In the frozen dystopia of Cryosium, where justice is bought and sold like black market goods, two elite cop cum assassins known as Judex find themselves on a collision course with truth, vengeance, and each other.
Ceige Rivers operates with cold precision, her every move calculated and controlled. A professional killer who lives by her code: complete the mission, collect the fee, survive another day in a city that devours the weak. When she accepts a contract to eliminate Eira Halstead, a prominent biotech executive, it should be a straightforward job. But in Cryosium, nothing ever goes according to plan.
Enter Sloane Vale – wild, reckless, and burning with a personal vendetta against Eira. Where Ceige is ice, Sloane is fire. Where Ceige plans, Sloane improvises. Their rivalry runs deep, their history complicated, and their chemistry undeniable. When they discover they’re hunting the same target, an uneasy alliance forms between these competing Judex.
As they infiltrate the shadowy corporation Eiskorps, Ceige and Sloane uncover horrors beyond imagination – human experimentation, living weapons, and a conspiracy that reaches to the highest levels of Cryosium’s power structure. The deeper they dig, the more personal the mission becomes, especially for Sloane, whose connection to Eira’s dark work is written in blood.
“The frost bites. Teeth in the air, knives on the wind. Cryosium doesn’t just kill you,” Ceige thinks. “It devours you.”
Moving through Cryosium’s underground tunnels and scaling its frozen skyscrapers, the two assassins navigate a treacherous path where trust is as fragile as thin ice. Their partnership evolves into something neither expected – moments of tenderness amid violence, vulnerability amid strength. But in a city where survival is the only currency that matters, attachments become dangerous liabilities.
When they finally confront Eira, they discover she’s been enhanced beyond human limitations – faster, stronger, nearly untouchable. The hunters become the hunted as Eira unleashes the full force of Eiskorps against them. What began as a simple contract transforms into a desperate fight not just for justice, but for survival itself.
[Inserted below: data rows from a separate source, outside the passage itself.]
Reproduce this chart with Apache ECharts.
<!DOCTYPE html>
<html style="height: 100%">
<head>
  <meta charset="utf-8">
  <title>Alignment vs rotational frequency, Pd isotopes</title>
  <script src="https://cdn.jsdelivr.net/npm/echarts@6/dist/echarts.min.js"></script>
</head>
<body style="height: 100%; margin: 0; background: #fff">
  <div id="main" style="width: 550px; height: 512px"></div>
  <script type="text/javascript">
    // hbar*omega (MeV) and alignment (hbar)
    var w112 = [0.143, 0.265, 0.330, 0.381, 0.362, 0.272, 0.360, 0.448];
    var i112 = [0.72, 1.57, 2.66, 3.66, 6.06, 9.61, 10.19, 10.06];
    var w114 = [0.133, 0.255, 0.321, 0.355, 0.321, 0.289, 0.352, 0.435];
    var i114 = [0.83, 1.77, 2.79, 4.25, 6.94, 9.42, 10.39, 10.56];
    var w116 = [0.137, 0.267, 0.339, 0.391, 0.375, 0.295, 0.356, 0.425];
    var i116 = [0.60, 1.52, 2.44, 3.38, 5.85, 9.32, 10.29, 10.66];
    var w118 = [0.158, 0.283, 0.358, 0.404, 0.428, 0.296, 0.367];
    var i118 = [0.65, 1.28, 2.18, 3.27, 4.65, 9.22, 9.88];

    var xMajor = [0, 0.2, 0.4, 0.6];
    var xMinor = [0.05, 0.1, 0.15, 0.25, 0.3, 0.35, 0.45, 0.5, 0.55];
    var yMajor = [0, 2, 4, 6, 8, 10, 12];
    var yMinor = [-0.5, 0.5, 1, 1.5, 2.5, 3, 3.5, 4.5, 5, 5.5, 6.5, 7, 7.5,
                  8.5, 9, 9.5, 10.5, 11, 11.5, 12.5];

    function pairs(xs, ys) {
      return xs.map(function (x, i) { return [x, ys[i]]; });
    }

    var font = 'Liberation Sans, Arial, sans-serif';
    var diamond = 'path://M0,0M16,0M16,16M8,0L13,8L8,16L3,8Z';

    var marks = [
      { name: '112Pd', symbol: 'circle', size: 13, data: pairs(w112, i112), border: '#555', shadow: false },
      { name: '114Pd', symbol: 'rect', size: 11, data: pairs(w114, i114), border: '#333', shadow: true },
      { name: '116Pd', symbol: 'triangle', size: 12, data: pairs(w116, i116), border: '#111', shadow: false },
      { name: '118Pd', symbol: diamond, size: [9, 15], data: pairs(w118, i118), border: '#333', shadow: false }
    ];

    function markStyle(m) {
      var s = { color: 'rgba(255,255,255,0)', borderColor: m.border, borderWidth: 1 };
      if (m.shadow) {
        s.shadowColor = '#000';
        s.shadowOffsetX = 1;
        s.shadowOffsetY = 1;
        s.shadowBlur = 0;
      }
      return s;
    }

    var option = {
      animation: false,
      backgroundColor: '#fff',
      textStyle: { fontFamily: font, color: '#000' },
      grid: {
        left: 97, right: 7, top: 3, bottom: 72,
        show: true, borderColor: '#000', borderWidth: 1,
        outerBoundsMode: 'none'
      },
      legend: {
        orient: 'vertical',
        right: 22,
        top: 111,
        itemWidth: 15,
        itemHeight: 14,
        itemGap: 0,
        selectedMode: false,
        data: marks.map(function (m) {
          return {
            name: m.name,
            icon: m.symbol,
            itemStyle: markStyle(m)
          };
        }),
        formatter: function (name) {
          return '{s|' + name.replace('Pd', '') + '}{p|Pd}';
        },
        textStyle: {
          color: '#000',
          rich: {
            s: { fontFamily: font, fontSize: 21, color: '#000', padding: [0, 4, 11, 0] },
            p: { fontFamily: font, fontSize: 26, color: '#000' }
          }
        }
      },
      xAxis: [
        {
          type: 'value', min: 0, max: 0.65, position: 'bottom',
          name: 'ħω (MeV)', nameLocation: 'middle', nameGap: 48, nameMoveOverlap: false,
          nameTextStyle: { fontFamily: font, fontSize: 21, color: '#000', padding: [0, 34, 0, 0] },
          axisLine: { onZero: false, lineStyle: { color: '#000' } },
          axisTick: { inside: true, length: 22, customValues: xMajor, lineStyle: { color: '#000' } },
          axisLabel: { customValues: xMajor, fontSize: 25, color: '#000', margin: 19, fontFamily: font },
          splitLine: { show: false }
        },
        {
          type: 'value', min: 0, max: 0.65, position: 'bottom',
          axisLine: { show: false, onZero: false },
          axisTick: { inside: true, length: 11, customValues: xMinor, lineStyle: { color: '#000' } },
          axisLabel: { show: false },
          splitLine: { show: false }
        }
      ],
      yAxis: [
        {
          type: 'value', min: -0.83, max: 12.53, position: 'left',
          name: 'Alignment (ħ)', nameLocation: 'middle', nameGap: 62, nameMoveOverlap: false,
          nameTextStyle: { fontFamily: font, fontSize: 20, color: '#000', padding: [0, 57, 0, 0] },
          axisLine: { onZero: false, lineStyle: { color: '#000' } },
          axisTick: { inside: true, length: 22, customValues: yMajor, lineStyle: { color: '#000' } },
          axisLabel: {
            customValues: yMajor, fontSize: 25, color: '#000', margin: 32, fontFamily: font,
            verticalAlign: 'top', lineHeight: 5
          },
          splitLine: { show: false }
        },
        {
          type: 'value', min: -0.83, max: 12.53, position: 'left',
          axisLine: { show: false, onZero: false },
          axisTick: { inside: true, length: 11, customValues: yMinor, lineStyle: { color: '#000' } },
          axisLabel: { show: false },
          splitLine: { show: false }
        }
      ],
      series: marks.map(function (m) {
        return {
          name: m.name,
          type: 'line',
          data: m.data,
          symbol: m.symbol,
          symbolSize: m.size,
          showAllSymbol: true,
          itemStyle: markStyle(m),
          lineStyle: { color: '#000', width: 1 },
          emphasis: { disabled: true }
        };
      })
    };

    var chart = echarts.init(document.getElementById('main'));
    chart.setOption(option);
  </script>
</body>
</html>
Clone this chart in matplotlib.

Against the backdrop of a relentless blizzard, Ceige and Sloane must decide what matters most: completing the mission, exposing the truth, or protecting what little humanity remains in a world bent on stripping it away. The evidence they’ve gathered could bring down Eiskorps and stop the atrocities, but wielding such power comes with its own price.
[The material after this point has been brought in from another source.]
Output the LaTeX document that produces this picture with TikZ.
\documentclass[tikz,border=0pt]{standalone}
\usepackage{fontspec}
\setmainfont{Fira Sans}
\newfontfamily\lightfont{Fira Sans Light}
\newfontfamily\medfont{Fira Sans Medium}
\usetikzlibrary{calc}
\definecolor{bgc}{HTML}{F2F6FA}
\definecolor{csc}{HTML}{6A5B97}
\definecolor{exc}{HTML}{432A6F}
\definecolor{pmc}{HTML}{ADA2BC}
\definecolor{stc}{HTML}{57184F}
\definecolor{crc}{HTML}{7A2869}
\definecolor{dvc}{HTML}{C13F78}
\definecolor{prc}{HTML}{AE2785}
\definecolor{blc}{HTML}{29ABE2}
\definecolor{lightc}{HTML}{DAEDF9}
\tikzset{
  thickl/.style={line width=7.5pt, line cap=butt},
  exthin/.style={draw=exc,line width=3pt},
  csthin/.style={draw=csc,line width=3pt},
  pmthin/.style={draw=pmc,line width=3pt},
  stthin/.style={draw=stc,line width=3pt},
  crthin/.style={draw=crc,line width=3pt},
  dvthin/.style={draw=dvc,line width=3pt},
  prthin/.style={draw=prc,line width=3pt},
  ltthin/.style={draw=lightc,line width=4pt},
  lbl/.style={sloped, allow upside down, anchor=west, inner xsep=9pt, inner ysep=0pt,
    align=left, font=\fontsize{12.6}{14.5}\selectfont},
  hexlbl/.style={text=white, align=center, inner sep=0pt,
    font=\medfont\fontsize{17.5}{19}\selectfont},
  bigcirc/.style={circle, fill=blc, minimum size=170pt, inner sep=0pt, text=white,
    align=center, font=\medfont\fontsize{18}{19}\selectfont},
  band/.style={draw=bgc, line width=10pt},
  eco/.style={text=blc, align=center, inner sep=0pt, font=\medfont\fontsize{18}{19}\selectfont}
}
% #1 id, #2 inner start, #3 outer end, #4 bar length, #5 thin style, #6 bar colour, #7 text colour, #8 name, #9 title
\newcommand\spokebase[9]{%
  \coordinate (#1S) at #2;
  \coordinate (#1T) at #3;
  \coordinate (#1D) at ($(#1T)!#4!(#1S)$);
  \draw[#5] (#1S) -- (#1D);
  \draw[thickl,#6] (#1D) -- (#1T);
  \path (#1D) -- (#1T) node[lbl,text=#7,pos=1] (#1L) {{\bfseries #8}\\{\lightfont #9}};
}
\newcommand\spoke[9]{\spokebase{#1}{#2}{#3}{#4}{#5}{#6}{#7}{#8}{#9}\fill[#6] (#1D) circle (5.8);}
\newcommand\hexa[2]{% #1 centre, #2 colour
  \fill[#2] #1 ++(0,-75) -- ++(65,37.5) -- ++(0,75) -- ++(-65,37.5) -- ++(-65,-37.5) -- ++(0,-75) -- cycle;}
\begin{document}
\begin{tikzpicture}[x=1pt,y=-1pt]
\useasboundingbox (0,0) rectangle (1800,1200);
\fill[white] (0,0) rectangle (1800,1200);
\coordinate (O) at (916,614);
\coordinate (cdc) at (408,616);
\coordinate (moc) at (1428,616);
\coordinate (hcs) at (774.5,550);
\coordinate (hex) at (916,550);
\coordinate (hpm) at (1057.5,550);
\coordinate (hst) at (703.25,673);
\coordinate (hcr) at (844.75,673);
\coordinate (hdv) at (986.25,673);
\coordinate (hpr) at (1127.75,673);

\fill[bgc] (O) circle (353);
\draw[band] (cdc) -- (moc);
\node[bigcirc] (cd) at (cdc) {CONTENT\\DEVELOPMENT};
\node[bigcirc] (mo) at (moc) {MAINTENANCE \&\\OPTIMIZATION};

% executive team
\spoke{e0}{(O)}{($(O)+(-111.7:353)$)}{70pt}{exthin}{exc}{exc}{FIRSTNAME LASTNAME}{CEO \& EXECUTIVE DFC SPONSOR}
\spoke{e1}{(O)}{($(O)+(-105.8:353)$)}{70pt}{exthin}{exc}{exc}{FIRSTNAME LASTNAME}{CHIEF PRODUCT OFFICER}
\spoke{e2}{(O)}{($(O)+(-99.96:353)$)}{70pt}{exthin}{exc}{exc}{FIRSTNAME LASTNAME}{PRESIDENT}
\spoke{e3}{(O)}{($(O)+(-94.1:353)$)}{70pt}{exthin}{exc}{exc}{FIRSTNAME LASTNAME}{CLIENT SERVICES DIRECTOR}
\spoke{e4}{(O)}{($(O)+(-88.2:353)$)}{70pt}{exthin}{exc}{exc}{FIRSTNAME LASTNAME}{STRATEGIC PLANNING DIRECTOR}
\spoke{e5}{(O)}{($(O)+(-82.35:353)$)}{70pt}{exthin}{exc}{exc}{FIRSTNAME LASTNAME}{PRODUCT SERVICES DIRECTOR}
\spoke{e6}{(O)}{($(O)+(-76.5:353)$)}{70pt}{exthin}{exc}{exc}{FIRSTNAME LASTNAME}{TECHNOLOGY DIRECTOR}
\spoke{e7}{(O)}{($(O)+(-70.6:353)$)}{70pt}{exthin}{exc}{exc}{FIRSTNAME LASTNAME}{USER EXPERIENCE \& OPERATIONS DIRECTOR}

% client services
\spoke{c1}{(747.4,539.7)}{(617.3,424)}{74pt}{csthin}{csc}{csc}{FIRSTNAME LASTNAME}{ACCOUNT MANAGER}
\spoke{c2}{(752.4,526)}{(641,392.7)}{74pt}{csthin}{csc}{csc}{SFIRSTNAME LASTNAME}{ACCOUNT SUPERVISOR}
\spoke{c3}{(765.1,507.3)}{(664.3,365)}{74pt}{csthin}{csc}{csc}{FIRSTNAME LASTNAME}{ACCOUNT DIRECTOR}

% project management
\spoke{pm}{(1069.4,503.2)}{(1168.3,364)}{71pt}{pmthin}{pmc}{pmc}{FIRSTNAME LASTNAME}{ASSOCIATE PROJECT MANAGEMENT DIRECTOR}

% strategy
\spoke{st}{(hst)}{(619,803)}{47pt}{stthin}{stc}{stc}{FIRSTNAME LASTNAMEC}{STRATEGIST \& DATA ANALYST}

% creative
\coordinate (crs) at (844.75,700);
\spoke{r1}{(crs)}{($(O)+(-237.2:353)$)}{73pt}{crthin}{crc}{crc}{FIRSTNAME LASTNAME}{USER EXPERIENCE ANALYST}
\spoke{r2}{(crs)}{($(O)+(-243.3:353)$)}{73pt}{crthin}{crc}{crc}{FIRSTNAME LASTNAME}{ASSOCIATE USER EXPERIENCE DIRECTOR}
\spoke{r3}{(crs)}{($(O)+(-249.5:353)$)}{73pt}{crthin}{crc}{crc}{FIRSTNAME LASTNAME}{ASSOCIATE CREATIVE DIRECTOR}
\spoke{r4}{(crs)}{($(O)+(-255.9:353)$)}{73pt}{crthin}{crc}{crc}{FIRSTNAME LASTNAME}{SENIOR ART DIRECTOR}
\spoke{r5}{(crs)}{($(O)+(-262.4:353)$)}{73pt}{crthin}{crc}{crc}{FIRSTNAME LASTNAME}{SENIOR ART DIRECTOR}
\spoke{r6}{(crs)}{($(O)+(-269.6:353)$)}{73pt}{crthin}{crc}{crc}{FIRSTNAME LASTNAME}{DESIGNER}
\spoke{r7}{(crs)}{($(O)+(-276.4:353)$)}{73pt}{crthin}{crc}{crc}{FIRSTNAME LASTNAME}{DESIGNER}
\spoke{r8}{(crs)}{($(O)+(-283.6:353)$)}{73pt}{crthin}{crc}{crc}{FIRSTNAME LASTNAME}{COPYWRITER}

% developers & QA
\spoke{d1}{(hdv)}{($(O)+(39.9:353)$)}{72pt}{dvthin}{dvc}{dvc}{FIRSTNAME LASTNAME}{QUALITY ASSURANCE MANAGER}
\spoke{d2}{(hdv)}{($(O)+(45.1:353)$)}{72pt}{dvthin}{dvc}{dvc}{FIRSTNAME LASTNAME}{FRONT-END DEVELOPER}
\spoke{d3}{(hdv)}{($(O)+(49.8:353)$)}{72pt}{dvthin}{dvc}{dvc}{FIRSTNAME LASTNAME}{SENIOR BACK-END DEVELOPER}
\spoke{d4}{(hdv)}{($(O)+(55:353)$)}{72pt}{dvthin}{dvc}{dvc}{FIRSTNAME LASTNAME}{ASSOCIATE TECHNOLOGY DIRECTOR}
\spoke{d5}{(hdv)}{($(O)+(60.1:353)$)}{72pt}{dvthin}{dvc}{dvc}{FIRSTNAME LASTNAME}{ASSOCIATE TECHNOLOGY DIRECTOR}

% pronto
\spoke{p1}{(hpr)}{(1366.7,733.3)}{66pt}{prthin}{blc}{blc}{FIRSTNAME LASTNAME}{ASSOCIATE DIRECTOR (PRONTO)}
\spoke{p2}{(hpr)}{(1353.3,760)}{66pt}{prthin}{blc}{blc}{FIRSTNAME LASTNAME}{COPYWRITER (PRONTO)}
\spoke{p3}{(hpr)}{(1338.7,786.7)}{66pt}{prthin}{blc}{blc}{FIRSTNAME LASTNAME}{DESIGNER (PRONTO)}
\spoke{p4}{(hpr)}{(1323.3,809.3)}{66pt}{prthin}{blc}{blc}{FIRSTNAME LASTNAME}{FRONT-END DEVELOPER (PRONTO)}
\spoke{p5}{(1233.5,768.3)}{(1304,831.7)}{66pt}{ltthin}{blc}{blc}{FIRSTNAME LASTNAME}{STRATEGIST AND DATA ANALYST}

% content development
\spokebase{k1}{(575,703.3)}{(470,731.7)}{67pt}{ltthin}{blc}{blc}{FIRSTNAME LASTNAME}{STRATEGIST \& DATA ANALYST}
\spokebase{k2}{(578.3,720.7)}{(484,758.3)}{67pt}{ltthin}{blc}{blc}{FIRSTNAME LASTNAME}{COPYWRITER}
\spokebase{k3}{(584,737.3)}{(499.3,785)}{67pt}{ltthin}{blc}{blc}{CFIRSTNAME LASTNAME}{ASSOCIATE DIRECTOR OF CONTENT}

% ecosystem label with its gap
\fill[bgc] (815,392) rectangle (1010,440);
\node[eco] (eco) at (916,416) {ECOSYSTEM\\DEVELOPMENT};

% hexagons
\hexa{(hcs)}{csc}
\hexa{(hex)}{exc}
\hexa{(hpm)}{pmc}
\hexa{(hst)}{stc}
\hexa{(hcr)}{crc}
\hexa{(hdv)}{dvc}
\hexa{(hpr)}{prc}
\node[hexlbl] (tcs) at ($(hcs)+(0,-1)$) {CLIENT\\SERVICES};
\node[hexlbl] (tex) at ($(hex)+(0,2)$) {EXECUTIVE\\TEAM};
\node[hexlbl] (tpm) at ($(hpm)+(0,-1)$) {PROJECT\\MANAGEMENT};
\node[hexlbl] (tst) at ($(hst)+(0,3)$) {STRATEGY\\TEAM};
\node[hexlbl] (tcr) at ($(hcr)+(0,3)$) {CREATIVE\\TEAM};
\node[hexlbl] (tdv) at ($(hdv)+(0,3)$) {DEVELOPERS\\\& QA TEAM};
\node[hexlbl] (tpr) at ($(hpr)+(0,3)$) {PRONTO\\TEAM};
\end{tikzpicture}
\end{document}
As the storm reaches its crescendo, so too does their journey toward an impossible choice. In Cryosium’s merciless grip, even victory tastes like ash.
Judex: Ceige and Sloane is a gritty noir thriller set in a dystopian future where corporate power has supplanted government, technology blurs the line between human and machine, and justice is determined by who can afford it. It explores themes of identity, redemption, and what it means to remain human in a world that has forgotten humanity’s worth.
In this frozen wasteland where breath turns to ghost vapor and danger whispers from every corner, two assassins will discover that the most dangerous thing isn’t the mission, the enemy, or even the city itself – it’s what happens when you let someone get close enough to matter.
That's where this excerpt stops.